▶ [Request]:
Check each line below for the word "chart", and copy those that have it.

▶ [Provided data]:
-- BEGIN --

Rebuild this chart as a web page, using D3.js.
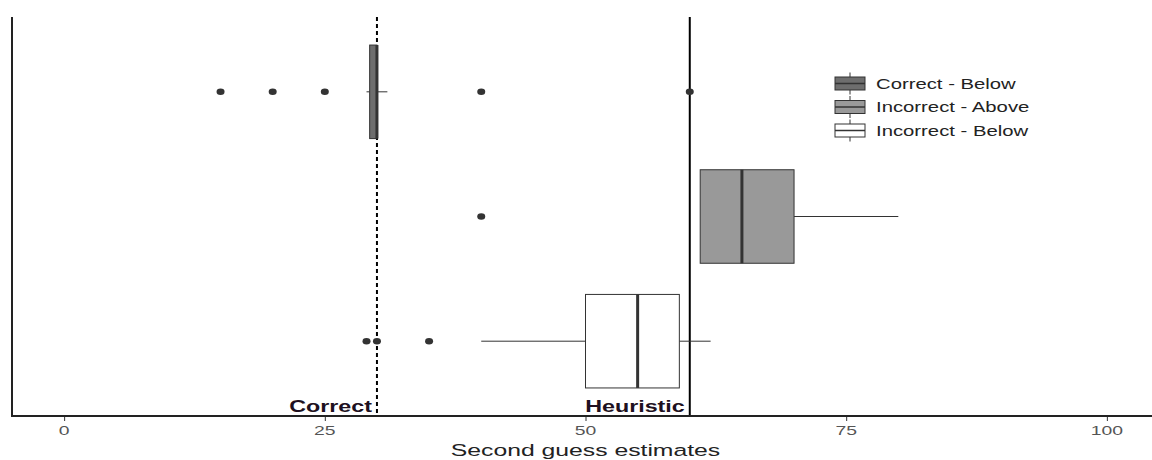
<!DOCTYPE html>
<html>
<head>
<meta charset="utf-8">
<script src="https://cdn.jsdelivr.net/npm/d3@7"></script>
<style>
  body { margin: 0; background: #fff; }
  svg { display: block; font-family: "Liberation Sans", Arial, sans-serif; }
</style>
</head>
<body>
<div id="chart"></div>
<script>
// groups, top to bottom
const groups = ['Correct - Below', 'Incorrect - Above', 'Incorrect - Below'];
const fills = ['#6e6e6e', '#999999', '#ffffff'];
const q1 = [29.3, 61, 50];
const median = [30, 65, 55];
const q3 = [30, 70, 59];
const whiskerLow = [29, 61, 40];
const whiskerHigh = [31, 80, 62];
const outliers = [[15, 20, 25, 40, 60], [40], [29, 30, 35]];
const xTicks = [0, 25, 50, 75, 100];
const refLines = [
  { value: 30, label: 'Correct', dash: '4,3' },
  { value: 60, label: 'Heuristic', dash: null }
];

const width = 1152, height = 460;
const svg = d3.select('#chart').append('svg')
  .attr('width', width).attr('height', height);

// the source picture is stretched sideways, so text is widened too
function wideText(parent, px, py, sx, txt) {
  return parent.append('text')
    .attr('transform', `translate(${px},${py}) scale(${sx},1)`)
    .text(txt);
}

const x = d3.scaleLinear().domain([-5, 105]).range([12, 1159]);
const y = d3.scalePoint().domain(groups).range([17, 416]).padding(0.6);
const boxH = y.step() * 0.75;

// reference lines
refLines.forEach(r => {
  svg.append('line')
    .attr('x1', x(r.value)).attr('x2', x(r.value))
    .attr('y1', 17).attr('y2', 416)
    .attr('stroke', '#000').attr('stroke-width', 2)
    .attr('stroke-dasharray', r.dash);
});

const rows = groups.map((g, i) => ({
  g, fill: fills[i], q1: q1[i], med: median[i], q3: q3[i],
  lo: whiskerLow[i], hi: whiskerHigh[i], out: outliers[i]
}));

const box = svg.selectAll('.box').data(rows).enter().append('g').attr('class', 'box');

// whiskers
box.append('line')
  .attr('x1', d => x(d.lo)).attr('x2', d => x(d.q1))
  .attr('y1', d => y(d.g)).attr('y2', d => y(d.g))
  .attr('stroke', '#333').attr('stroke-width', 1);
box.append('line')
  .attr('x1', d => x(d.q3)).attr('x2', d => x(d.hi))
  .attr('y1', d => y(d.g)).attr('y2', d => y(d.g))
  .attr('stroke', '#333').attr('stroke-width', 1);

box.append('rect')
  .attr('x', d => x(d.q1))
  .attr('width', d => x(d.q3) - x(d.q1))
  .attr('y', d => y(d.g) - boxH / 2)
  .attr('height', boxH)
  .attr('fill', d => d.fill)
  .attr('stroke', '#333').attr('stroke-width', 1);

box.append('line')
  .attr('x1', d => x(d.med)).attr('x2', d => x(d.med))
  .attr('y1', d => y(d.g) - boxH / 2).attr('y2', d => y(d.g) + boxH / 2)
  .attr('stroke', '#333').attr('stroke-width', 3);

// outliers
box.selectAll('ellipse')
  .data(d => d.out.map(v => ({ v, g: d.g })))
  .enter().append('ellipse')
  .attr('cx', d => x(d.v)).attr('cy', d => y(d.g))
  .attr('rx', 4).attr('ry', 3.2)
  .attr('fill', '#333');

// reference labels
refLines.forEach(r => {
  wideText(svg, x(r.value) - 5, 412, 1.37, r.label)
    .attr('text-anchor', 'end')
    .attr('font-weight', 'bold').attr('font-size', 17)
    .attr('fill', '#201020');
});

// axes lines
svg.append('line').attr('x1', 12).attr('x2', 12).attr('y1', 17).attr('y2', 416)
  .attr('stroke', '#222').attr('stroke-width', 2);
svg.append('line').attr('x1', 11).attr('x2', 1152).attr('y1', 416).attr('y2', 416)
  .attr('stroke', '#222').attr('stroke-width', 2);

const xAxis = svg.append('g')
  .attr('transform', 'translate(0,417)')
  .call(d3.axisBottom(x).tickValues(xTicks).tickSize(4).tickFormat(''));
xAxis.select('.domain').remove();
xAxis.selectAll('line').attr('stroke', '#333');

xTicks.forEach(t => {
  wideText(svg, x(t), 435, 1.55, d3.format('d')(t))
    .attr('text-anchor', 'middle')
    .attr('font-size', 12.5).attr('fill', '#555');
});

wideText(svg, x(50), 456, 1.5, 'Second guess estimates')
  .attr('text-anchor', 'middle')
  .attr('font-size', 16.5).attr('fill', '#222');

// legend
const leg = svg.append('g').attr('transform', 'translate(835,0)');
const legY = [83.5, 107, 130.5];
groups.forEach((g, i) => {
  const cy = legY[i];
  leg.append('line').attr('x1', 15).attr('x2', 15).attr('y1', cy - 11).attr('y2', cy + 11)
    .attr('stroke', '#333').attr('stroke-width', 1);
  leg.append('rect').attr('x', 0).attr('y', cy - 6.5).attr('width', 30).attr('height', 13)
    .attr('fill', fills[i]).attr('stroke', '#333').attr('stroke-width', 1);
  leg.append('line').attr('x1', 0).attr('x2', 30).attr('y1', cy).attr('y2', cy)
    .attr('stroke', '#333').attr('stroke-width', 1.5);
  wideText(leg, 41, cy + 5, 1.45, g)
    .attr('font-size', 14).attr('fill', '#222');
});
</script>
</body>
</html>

-- END --

▶ [Response to this task]:
Rebuild this chart as a web page, using D3.js.
<div id="chart"></div>
const svg = d3.select('#chart').append('svg')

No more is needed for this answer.